Indian Summer 1995: Open Wounds Tlalteuctli and In the Spirit

Open Wounds Tlalteuctli was written and performed by Elvira and Hortencia Colorado, founders of the Coatlicue Theater Company. This piece is about environmental and societal violence against women. Elvira and Hortencia Colorado, Chichimec Otomi storytellers, playwrights, performers and community activists are founding members of Coatlicue Theatre Company (please see the Artist Profile for the Coatlicue Theater Company). They are also members of Danza Mexica Cetiliztli, New York Zapatistas and the American Indian Community House. The company's plays address social, political, cultural and identity issues that impact their lives and their community. Their work is based on stories they weave together which educate as well as entertain, while reaffirming their survival as urban Native American women. They have conducted storytelling/theater workshops. They are recipients of the Ingrid Washinawatok Community Activism Award.

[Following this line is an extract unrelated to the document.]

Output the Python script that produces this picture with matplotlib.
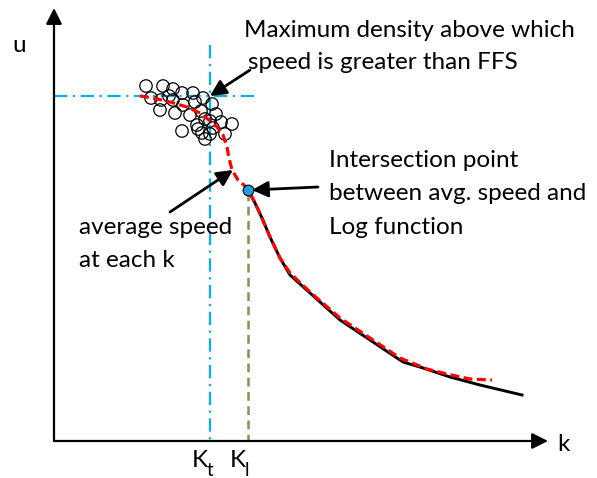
import matplotlib.pyplot as plt

plt.rcParams['font.family'] = ['Lato', 'DejaVu Sans']

# schematic coordinates (k to the right, u downward in picture units)
scatter_k = [146, 163, 173, 182, 151, 161, 173, 193, 203, 195, 212, 160, 183, 175, 190,
             201, 205, 216, 197, 210, 221, 232, 182, 198, 202, 210, 225, 205, 213, 169]
scatter_u = [86, 86, 89, 93, 98, 100, 100, 93, 98, 102, 104, 110, 105, 113, 115,
             111, 119, 114, 125, 121, 122, 124, 131, 129, 133, 134, 134, 139, 128, 96]

avg_k = [140, 153, 170, 187, 200, 209, 217, 223, 227, 229, 232, 238, 245, 250,
         255, 262, 270, 280, 290, 310, 340, 370, 400, 427, 447, 470, 492]
avg_u = [96, 98, 102, 107, 113, 120, 127, 135, 147, 158, 170, 180, 186, 193,
         203, 218, 237, 258, 273, 292, 318, 338, 358, 369, 374, 379, 380]

log_k = [248, 255, 262, 270, 280, 290, 310, 340, 370, 403, 423, 450, 480, 522]
log_u = [190, 203, 218, 237, 258, 275, 293, 320, 340, 362, 368, 377, 385, 395]

kt, kl = 210, 248
ffs_u = 96
origin = (54, 441)

fig = plt.figure(figsize=(5.97, 4.78), dpi=100)
ax = fig.add_axes([0, 0, 1, 1])
ax.set_xlim(0, 597)
ax.set_ylim(478, 0)
ax.axis('off')

cyan = '#00B0F0'
ax.plot([origin[0], 258], [ffs_u, ffs_u], color=cyan, lw=1.6, dashes=(6, 2.5, 1, 2.5))
ax.plot([kt, kt], [45, origin[1]], color=cyan, lw=1.6, dashes=(6, 2.5, 1, 2.5))
ax.plot([kl, kl], [192, origin[1]], color='#948A54', lw=1.8, dashes=(3.5, 2.2))

ax.scatter(scatter_k, scatter_u, s=80, facecolors='none', edgecolors='black', lw=0.9, zorder=3)
ax.plot(log_k, log_u, color='black', lw=2.1, zorder=4)
ax.plot(avg_k, avg_u, color='red', lw=2.3, dashes=(2.8, 1.4), zorder=5)
ax.scatter([kl], [190], s=60, color='#1F9FDE', edgecolors='black', lw=0.8, zorder=6)

# axes
arrow = dict(arrowstyle='-|>', color='black', lw=1.6, mutation_scale=24, shrinkA=0, shrinkB=0)
ax.annotate('', xy=(origin[0], 8), xytext=origin, arrowprops=arrow)
ax.annotate('', xy=(548, origin[1]), xytext=origin, arrowprops=arrow)

fs = 17.5
ax.text(12, 52, 'u', fontsize=fs)
ax.text(557, 451, 'k', fontsize=fs)
ax.text(192, 467, 'K', fontsize=fs)
ax.text(207, 476, 't', fontsize=fs - 4)
ax.text(230, 467, 'K', fontsize=fs)
ax.text(245, 476, 'l', fontsize=fs - 4)

# annotations
pointer = dict(arrowstyle='-|>', color='black', lw=2, mutation_scale=24, shrinkA=0, shrinkB=0)
ax.text(244, 37, 'Maximum density above which', fontsize=fs)
ax.text(248, 69, 'speed is greater than FFS', fontsize=fs)
ax.annotate('', xy=(210, 96), xytext=(250, 70), arrowprops=pointer)

ax.text(329, 167, 'Intersection point', fontsize=fs)
ax.text(329, 200, 'between avg. speed and', fontsize=fs)
ax.text(329, 234, 'Log function', fontsize=fs)
ax.annotate('', xy=(252, 190), xytext=(318, 187), arrowprops=pointer)

ax.text(79, 234, 'average speed', fontsize=fs)
ax.text(79, 267, 'at each k', fontsize=fs)
ax.annotate('', xy=(233, 170), xytext=(170, 212), arrowprops=pointer)

fig.savefig('out.png', dpi=100)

Also featured is In the Spirit, written and performed by the Chuka Lokoli Theater Company ("Chuka Lokoli" means community spirit in Choctaw). A group of Indians are planning to blow-up Mt. Rushmore and while at the site their own personal issues threaten to derail their plan. The Mt. Rushmore monument is located in the sacred site of the Black Hills South Dakota. The presence of the president's heads in the Black Hills is a site of contention, as they are seen as defacing sacred territory. Furthermore, federal law protects Mt. Rushmore from defacement by rock-climbers and other sportsman, while sites such as Mato Tipi (devil's tower), which are sacred to the surrounding tribes, are afforded no such protection.